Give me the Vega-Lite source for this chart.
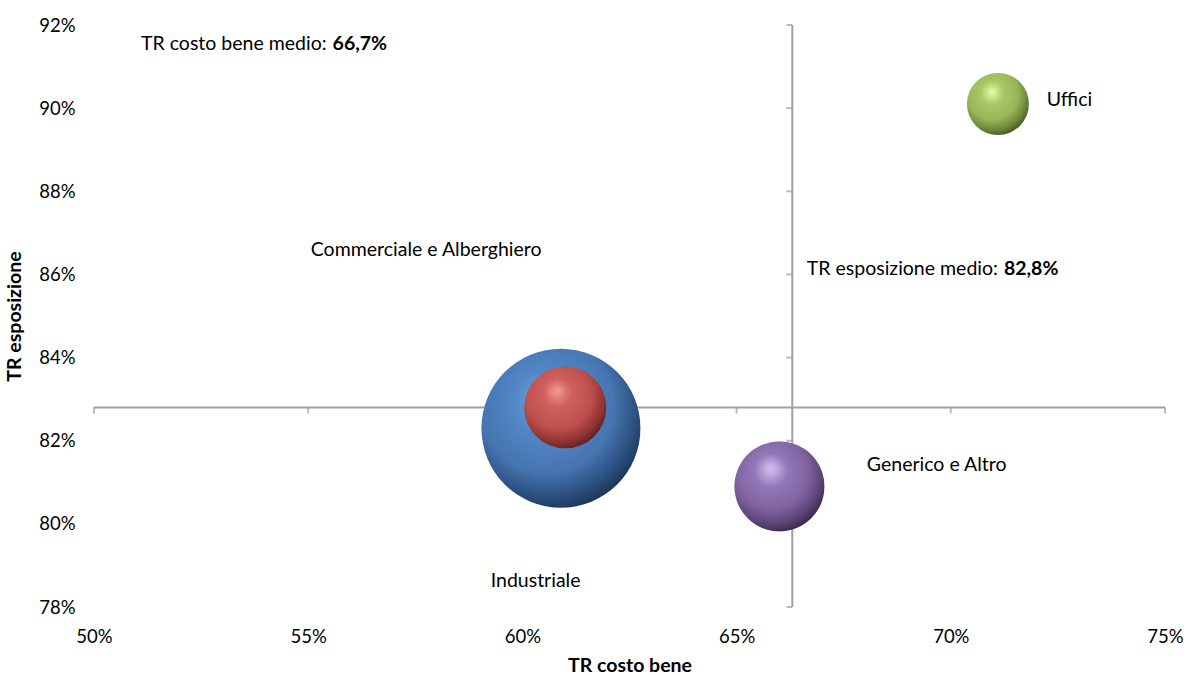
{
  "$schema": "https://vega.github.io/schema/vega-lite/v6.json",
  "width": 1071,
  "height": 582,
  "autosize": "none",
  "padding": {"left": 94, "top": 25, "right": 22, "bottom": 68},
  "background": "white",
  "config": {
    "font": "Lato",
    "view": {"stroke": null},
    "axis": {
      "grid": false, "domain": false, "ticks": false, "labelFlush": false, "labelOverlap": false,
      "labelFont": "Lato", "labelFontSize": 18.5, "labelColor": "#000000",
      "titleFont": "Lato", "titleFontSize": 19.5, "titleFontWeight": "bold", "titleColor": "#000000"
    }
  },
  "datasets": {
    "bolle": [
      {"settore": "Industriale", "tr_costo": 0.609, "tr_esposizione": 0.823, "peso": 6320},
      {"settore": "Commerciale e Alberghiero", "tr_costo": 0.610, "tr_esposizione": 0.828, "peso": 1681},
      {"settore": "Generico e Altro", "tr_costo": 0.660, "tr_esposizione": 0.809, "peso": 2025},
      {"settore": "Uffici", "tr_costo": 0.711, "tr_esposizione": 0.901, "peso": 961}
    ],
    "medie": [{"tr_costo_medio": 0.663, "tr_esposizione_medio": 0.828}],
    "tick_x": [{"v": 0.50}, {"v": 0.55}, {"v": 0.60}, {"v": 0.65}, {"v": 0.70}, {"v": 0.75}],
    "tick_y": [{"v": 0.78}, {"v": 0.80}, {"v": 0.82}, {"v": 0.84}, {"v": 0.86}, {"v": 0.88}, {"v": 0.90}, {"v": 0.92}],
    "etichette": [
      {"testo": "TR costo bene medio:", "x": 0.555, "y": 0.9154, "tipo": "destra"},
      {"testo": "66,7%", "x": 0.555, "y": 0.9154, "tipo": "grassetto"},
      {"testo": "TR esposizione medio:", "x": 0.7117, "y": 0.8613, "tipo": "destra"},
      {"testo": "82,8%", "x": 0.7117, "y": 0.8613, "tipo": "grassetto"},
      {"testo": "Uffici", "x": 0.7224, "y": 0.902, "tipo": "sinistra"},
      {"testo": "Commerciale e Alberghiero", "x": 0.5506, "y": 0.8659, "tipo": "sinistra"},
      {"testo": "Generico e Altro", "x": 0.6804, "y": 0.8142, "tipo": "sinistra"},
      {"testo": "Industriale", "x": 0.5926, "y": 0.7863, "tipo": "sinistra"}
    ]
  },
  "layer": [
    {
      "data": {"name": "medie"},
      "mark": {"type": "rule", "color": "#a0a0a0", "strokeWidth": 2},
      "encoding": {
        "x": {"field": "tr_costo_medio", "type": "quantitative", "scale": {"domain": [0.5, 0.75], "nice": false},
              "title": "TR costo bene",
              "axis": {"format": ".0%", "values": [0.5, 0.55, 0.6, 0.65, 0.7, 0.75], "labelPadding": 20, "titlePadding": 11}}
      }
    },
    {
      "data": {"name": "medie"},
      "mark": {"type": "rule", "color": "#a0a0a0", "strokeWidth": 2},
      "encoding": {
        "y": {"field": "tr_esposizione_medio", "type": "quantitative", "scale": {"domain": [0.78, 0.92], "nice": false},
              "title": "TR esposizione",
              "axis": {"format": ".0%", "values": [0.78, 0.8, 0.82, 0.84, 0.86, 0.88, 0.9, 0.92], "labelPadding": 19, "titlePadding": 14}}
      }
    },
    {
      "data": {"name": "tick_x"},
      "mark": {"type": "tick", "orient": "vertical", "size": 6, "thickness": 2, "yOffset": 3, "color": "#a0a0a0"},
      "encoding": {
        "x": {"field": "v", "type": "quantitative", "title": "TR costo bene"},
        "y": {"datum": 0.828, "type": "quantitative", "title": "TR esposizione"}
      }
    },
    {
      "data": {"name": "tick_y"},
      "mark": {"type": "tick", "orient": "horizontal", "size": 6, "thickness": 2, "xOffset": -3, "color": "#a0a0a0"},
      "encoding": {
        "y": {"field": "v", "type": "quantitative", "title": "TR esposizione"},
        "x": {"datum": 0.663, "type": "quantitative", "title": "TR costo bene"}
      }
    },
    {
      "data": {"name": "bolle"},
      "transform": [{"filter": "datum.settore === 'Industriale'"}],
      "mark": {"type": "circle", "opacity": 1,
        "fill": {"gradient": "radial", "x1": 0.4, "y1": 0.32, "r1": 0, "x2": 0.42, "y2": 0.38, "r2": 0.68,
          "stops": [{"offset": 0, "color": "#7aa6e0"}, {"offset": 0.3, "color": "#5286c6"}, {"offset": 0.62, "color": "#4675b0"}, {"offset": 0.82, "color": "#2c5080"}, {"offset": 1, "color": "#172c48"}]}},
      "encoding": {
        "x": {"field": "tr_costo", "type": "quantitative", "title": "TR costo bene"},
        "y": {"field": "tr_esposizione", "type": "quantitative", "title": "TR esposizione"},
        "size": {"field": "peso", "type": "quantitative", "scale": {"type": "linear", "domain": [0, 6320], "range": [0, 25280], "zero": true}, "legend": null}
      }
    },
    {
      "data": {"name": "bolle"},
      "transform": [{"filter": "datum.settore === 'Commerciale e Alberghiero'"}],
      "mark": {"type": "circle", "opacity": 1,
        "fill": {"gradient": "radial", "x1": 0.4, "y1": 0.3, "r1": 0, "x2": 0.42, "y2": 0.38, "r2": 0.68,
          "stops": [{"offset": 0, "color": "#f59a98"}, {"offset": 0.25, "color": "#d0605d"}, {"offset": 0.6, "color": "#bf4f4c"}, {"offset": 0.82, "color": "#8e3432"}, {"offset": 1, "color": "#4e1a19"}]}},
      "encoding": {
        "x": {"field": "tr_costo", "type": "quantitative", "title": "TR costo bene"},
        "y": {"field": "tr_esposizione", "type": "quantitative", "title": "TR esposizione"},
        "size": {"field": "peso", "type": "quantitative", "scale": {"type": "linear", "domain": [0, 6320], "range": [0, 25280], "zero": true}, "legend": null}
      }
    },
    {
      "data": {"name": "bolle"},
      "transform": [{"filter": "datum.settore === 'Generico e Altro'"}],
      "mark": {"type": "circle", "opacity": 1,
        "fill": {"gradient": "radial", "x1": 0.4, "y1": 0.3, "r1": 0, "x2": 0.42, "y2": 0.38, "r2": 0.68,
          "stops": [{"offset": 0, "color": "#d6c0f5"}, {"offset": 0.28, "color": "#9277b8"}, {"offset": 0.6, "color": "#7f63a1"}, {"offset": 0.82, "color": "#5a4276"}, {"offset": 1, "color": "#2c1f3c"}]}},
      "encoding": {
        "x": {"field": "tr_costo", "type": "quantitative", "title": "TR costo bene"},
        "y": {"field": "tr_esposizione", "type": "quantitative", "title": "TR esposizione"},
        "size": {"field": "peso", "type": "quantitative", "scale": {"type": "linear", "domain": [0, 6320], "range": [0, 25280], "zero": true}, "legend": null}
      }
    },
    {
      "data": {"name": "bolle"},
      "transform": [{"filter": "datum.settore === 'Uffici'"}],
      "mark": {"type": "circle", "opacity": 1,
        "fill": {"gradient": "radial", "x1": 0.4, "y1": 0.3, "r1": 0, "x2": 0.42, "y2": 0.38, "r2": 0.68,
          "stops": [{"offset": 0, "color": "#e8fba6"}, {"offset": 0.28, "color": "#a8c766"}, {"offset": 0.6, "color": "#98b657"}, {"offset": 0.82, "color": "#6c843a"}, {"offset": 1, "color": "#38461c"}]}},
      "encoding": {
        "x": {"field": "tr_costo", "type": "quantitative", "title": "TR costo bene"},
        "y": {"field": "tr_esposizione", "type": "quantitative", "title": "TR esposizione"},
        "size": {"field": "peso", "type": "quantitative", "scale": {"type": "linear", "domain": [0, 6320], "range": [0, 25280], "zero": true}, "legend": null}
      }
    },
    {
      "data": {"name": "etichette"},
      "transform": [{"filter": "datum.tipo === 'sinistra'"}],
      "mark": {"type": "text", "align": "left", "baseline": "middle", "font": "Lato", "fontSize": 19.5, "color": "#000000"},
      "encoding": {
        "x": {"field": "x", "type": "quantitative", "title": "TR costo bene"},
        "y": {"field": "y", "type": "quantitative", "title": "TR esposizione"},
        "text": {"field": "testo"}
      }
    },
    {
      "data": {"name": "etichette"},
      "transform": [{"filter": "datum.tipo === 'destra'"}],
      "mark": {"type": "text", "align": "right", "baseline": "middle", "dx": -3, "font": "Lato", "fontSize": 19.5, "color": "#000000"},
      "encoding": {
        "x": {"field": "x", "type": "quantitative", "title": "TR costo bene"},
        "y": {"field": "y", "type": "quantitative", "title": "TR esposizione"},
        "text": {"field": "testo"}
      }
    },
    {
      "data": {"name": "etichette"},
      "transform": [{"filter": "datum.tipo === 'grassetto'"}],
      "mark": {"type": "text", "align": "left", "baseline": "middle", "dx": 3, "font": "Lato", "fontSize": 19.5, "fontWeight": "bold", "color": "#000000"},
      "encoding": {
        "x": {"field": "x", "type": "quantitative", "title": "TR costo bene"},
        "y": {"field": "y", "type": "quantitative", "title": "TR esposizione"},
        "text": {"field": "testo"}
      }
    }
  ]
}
--
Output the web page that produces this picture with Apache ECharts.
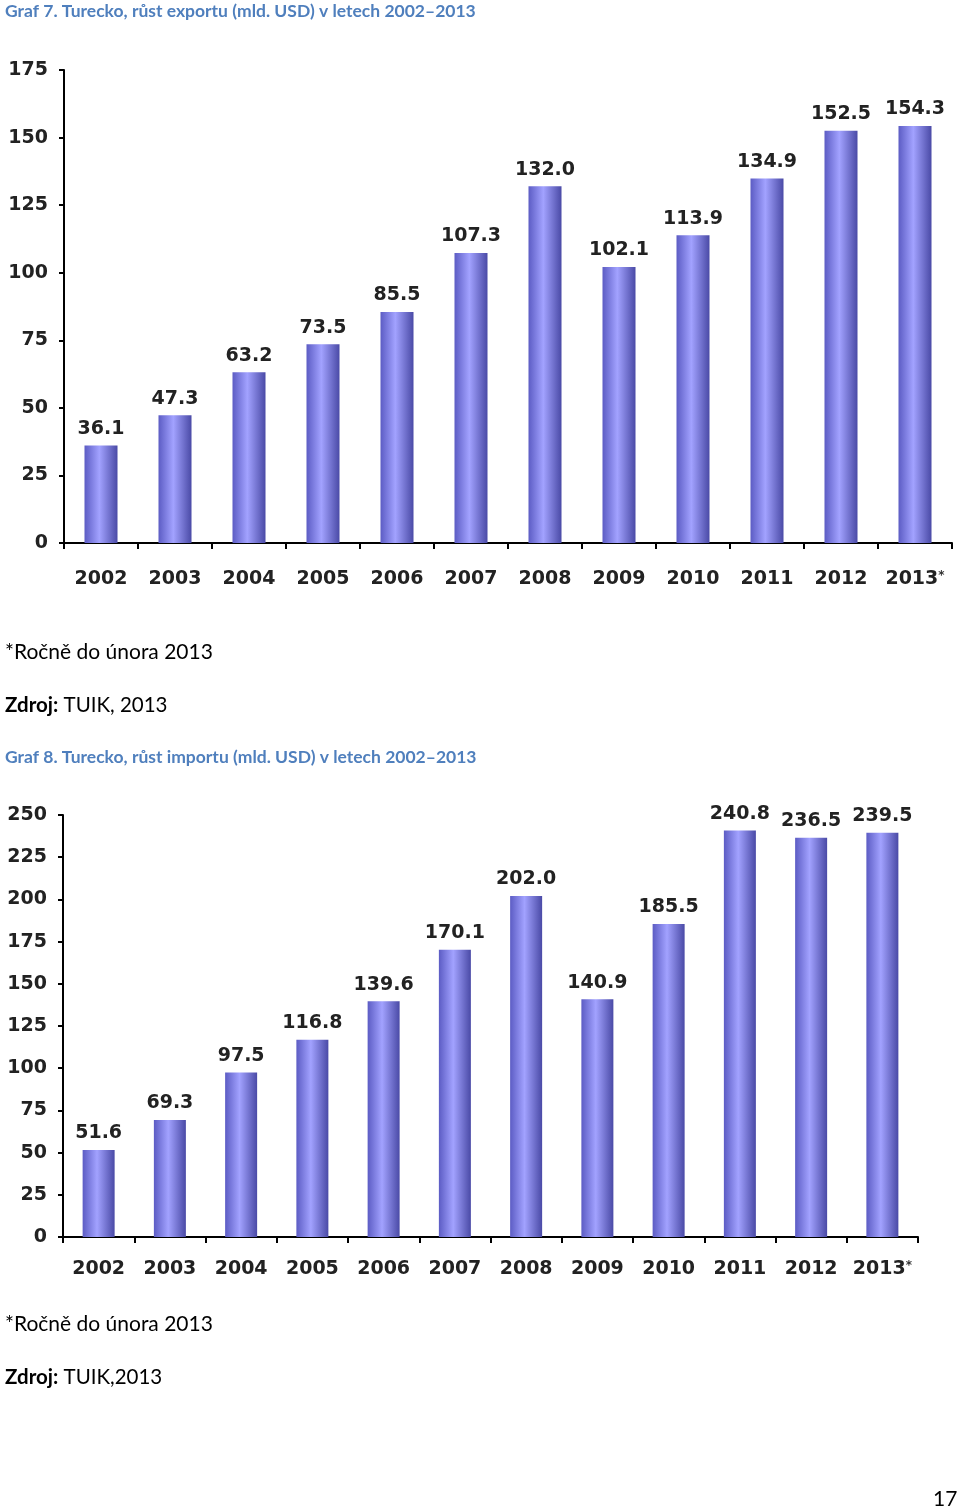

» AIM: Return nothing except the number of lines that include the string "this".

» EXERCISE RESULT: 2